Anyway, while I don't normally like peanut butter cookies, which I generally find too sandy and dry, I love this version, which is neither.  They are great - moist, a bit soft, interesting flavor, and currants!  The title of the recipe doesn't mention it, but the recipe calls for 1 1/2 cups of currants, and the cookies are liberally studded with them.  They give a nice flavor complement to the peanut butter and probably help keep them moist.

This has become one of Andrew Bodhi-Heart's signature recipes - he makes them much more often than I do.  And I am indebted to him this week because, although I made the dough, which requires overnight refrigeration, he actually formed the balls (the recipe calls for each to be 1 ounce, and he tells me he weighed each one - OCD, anyone?) and baked them.  That is a long and tedious process.  I was very fortunate that he had cleared his schedule for that day in order to study for his licensing exam, and that he was home to bake them in a time-out from studying.  Thanks!

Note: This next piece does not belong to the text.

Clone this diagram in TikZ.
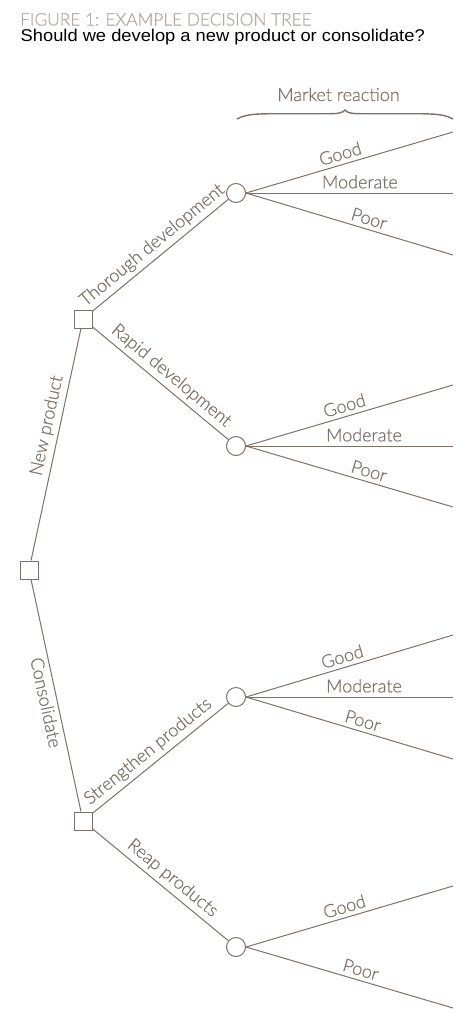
\documentclass[tikz,border=0pt]{standalone}
\usepackage{fontspec}
\setmainfont{Liberation Sans}
\IfFontExistsTF{Lato Light}{\newfontfamily\labfont{Lato Light}[FakeBold=0.5]}{\newfontfamily\labfont{Lato}}
\definecolor{linecol}{RGB}{124,114,106}
\definecolor{titlecol}{RGB}{178,170,163}
\tikzset{
  lab/.style={font=\labfont\fontsize{18}{21}\selectfont, text=linecol, inner sep=4pt},
  dec/.style={draw=linecol, line width=1pt, minimum size=18pt, inner sep=0pt, fill=white},
  chance/.style={circle, draw=linecol, line width=1pt, minimum size=19pt, inner sep=0pt, fill=white},
  conn/.style={draw=linecol, line width=1pt},
}
\begin{document}
\begin{tikzpicture}[x=1pt,y=-1pt]
\useasboundingbox[fill=white] (0,0) rectangle (465,1017);
% titles
\node[anchor=base west, font=\labfont\fontsize{17.3}{20}\selectfont, text=titlecol, inner sep=0pt] (title) at (20,25.5) {FIGURE 1: EXAMPLE DECISION TREE};
\node[anchor=base west, font=\fontsize{17}{20}\selectfont, text=black, inner sep=0pt] (sub) at (20.5,41.7) {\scalebox{1.077}[1]{Should we develop a new product or consolidate?}};
% market reaction
\node[lab, anchor=base, inner sep=0pt] (mr) at (338.5,101) {Market reaction};
\coordinate (brL) at (237,119);
\coordinate (brT) at (345,110);
\coordinate (brR) at (453,119);
\draw[linecol, line width=1.4pt] (brL) .. controls (246,114) and (256,114) .. (272,113.7) -- (330,113.7) .. controls (340,113.7) and (343,112.5) .. (brT) .. controls (347,112.5) and (350,113.7) .. (360,113.7) -- (418,113.7) .. controls (434,114) and (444,114) .. (brR);
% nodes
\node[dec] (root) at (29,570) {};
\node[dec] (up) at (83,319) {};
\node[dec] (lo) at (83,821) {};
\node[chance] (c1) at (236,193) {};
\node[chance] (c2) at (236,446) {};
\node[chance] (c3) at (236,697) {};
\node[chance] (c4) at (236,947) {};
% branch ends
\coordinate (g1) at (453,132);
\coordinate (m1) at (453,193);
\coordinate (p1) at (453,255);
\coordinate (g2) at (453,385);
\coordinate (m2) at (453,446);
\coordinate (p2) at (453,507);
\coordinate (g3) at (453,635);
\coordinate (m3) at (453,697);
\coordinate (p3) at (453,759);
\coordinate (g4) at (453,886);
\coordinate (p4) at (453,1008);
% decision branches
\draw[conn] (root) -- node[lab,sloped,above,pos=.57]{New product} (up);
\draw[conn] (root) -- node[lab,sloped,below,pos=.52]{Consolidate} (lo);
\draw[conn] (up) -- node[lab,sloped,above,pos=.5]{Thorough development} (c1);
\draw[conn] (up) -- node[lab,sloped,above,pos=.52]{Rapid development} (c2);
\draw[conn] (lo) -- node[lab,sloped,above,pos=.47]{Strengthen products} (c3);
\draw[conn] (lo) -- node[lab,sloped,above,pos=.53]{Reap products} (c4);
% chance branches
\draw[conn] (c1.east) -- node[lab,sloped,above,pos=.47]{Good} (g1);
\draw[conn] (c1.east) -- node[lab,above,pos=.55]{Moderate} (m1);
\draw[conn] (c1.east) -- node[lab,sloped,above,pos=.58]{Poor} (p1);
\draw[conn] (c2.east) -- node[lab,sloped,above,pos=.49]{Good} (g2);
\draw[conn] (c2.east) -- node[lab,above,pos=.57]{Moderate} (m2);
\draw[conn] (c2.east) -- node[lab,sloped,above,pos=.58]{Poor} (p2);
\draw[conn] (c3.east) -- node[lab,sloped,above,pos=.48]{Good} (g3);
\draw[conn] (c3.east) -- node[lab,above,pos=.57]{Moderate} (m3);
\draw[conn] (c3.east) -- node[lab,sloped,above,pos=.55]{Poor} (p3);
\draw[conn] (c4.east) -- node[lab,sloped,above,pos=.49]{Good} (g4);
\draw[conn] (c4.east) -- node[lab,sloped,above,pos=.54]{Poor} (p4);
\end{tikzpicture}
\end{document}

I also promised I would thank him for his generous contribution to the second recipe.  Andrew is a Girl Scout Thin Mint fanatic - each year he orders not a box, but a case, from some lucky Girl Scout somewhere.  This recipe required that I triple it to make the volume necessary to feed the Zen Center and the many others for whom we are baking these days, and that meant using 3 sleeves - a box and a half - of Girl Scout cookies.  He tried to convince me that doubling the recipe would be sufficient, but in the end he acceded.  So three sleeves it is - indeed, not only did he agree, but he even chopped them up.  (Actually, I didn't weigh them to confirm that it was, in fact, three sleeves of cookies that ended up in the bowl and not two.  In light of my comments in the next paragraph, well, hmmm......)

As for the finished result - meh.  The idea sounds so great - I mean, thin mints and brownies, right?  What could possibly be better?  The recipe is apparently an adaptation of a Martha Stewart brownie recipe, which replaces chocolate chips with chopped Thin Mint cookies.  But I found the brownies a bit too dry, and the Thin Mint flavor a bit too diluted.  And given the amount of very good chocolate and cocoa powder that went into these, this was quite a surprise.  Now, others seemed to think they were good, and they seemed to notice the Thin Mint flavor OK, but my expectations were not met.  If I were to do this again - which, given the above, will not be until another case of cookies arrives next year - I think I may use a different brownie recipe for my base.  Then again, David Lebovitz has a brownie recipe that use peppermint creme candy, and Dorie Greenspan has one that includes a middle layer of mini-peppermint patties, so there are lots of other ways to get my chocolate-peppermint fix if I can't wait a year.

In any event, happy baking and eating!